High quality reads are aligned against the reference genome with optimized parameters.
d. Gene prediction
Ab initio gene predictors are statistical models which are trained to find features of genes, such start and stop codons, CDS of the genes. The draft genome assembly will be used as input gene prediction program to predict the coding region in the given sample.
e. Annotation
The predicted coding regions will be annotated against NCBI non redundant protein database(Nr), Swissprot, Kyoto Encyclopedia of Genes and Genomes(KEGG), Cluster of Orthologous Group(COG) databases using Basic local alignment search tool (BlastX)(E-value ≤ 1e-05).
In biological pathways, coding region will mapped to reference canonical pathways in KEGG. All the coding genes classified mainly under five categories: Metabolism, Cellular processes, Genetic information processing, Environmental information processing. The output of KEGG analysis includes KEGG Orthology (KO) assignments and Corresponding Enzyme commission (EC) numbers and metabolic pathways of predicted coding genes using KEGG automated annotation server.
Gene ontology (GO) annotations of the coding genes will be determined by OmicsBox.
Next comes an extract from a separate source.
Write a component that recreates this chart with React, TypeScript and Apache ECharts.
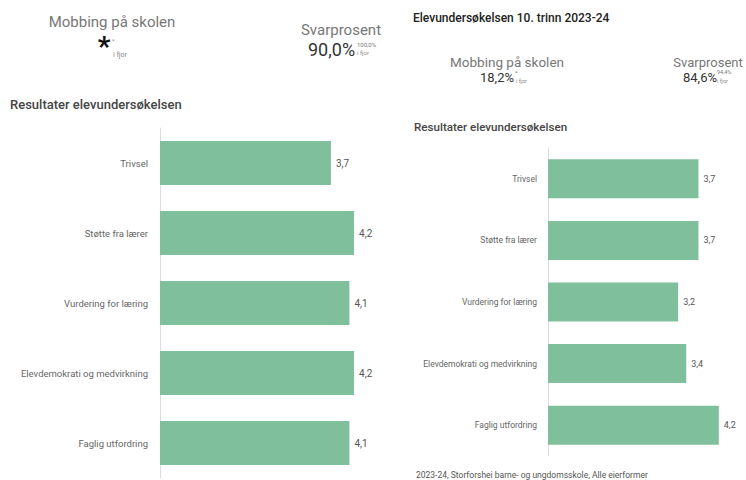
import React, { useEffect, useRef } from "react";
import * as echarts from "echarts";

const categories = [
  "Trivsel",
  "Støtte fra lærer",
  "Vurdering for læring",
  "Elevdemokrati og medvirkning",
  "Faglig utfordring",
];
const leftValues = [3.7, 4.2, 4.1, 4.2, 4.1];
const rightValues = [3.7, 3.7, 3.2, 3.4, 4.2];

const leftHeader = { mobbing: "*", mobbingPrev: "*", svar: "90,0%", svarPrev: "100,0%" };
const rightHeader = { mobbing: "18,2%", mobbingPrev: "*", svar: "84,6%", svarPrev: "94,4%" };

const FONT = "Roboto, 'Noto Sans', sans-serif";
const BAR = "#80bf9c";

function txt(text: string, x: number, y: number, size: number, color: string, extra: any = {}) {
  return {
    type: "text",
    x,
    y,
    style: {
      text,
      fontSize: size,
      fill: color,
      fontFamily: FONT,
      textAlign: extra.align || "left",
      textVerticalAlign: "middle",
      fontWeight: extra.weight || "normal",
    },
  };
}

export default function App() {
  const ref = useRef<HTMLDivElement>(null);
  useEffect(() => {
    document.body.style.margin = "0";
    const chart = echarts.init(ref.current!, null, { renderer: "svg" });
    const fmt = (p: any) => String(p.value).replace(".", ",");
    const yAxisBase = (gridIndex: number, margin: number, size: number) => ({
      type: "category",
      gridIndex,
      data: categories,
      inverse: true,
      axisLine: { show: true, lineStyle: { color: "#dcdcdc", width: 1 } },
      axisTick: { show: false },
      axisLabel: { color: "#666", fontSize: size, fontFamily: FONT, margin },
      splitLine: { show: false },
    });
    const xAxisBase = (gridIndex: number, max: number) => ({
      type: "value",
      gridIndex,
      min: 0,
      max,
      show: false,
    });
    chart.setOption({
      animation: false,
      backgroundColor: "#ffffff",
      grid: [
        { left: 160, top: 128, width: 231, height: 350, containLabel: false },
        { left: 548, top: 148, width: 183, height: 308, containLabel: false },
      ],
      xAxis: [xAxisBase(0, 5), xAxisBase(1, 4.5)],
      yAxis: [yAxisBase(0, 12, 9.5), yAxisBase(1, 11, 8.5)],
      series: [
        {
          type: "bar",
          xAxisIndex: 0,
          yAxisIndex: 0,
          data: leftValues,
          barWidth: 44,
          itemStyle: { color: BAR },
          label: { show: true, position: "right", distance: 5, formatter: fmt, color: "#555", fontSize: 10, fontFamily: FONT },
        },
        {
          type: "bar",
          xAxisIndex: 1,
          yAxisIndex: 1,
          data: rightValues,
          barWidth: 39,
          itemStyle: { color: BAR },
          label: { show: true, position: "right", distance: 5, formatter: fmt, color: "#555", fontSize: 9, fontFamily: FONT },
        },
      ],
      graphic: [
        // left header
        txt("Mobbing på skolen", 112, 22, 15, "#777", { align: "center" }),
        txt(leftHeader.mobbing, 104, 46, 28, "#111", { align: "center", weight: "bold" }),
        txt(leftHeader.mobbingPrev, 112, 40, 6, "#888"),
        txt("i fjor", 113, 55, 7, "#888"),
        txt("Svarprosent", 341, 30, 15, "#777", { align: "center" }),
        txt(leftHeader.svar, 308, 49, 18, "#333"),
        txt(leftHeader.svarPrev, 357, 44, 6, "#777"),
        txt("i fjor", 357, 52, 6, "#888"),
        txt("Resultater elevundersøkelsen", 10, 104, 13, "#444", { weight: 500 }),
        // right header
        txt("Elevundersøkelsen 10. trinn 2023-24", 413, 18, 12, "#222", { weight: 500 }),
        txt("Mobbing på skolen", 507, 62, 13.5, "#777", { align: "center" }),
        txt(rightHeader.mobbing, 480, 77, 13, "#333"),
        txt(rightHeader.mobbingPrev, 515, 72, 6, "#777"),
        txt("i fjor", 516, 81, 5.5, "#888"),
        txt("Svarprosent", 708, 62, 13, "#777", { align: "center" }),
        txt(rightHeader.svar, 683, 77, 13, "#333"),
        txt(rightHeader.svarPrev, 717, 72, 5.5, "#777"),
        txt("i fjor", 717, 81, 5.5, "#888"),
        txt("Resultater elevundersøkelsen", 414, 127, 11.6, "#444", { weight: 500 }),
        txt("2023-24, Storforshei barne- og ungdomsskole, Alle eierformer", 416, 475, 8.5, "#555"),
      ],
    });
    return () => chart.dispose();
  }, []);
  return <div ref={ref} style={{ width: 746, height: 480 }} />;
}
GO terms will be assigned to coding genes for functional categorization. Genes will be categorized into categories namely biological process, molecular functions, and cellular component.
Deliverables:
Denovo genome assembly
- Quality filtration of reads
- Denovo assembly generating scaffolds/contigs,
- Assembly statistics
- Insilco validation of assembly using RNA-Seq data (for large complex plants)
- GC percentage
- Repeat identification
- Gene prediction
- Gene annotation
- GO analysis
- SSR discovery
- SNP/Indel discovery(if more than one sample)
- Phylogenetic analysis
- KEGG pathway analysis
- Comparative genomics with closely related genomes
- Circos plot
- COG orthologous groups analysis
- Comprehensive report with publication standard methodology, graphs and tables.
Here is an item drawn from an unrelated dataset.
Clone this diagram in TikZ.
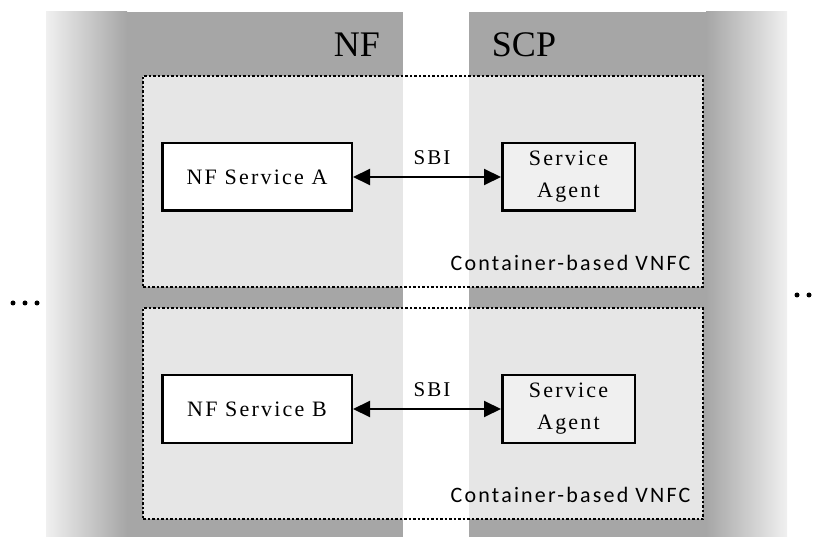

Reference guided genome analysis
- Quality filtration of reads
- Mapping of high quality reads to the reference genome
- Alignment summary (# reads mapped, # uniquely mapped reads,# reads unmapped, genome coverage)
- Consensus sequence in fasta format
- Gene prediction using gtf/gff
- SNP/Indels identification
- SNP/Indels annotation
- Core gene analysis
- Comparative genomics
- Phylogenetic analysis
- Comprehensive report with publication standard methodology, graphs and tables.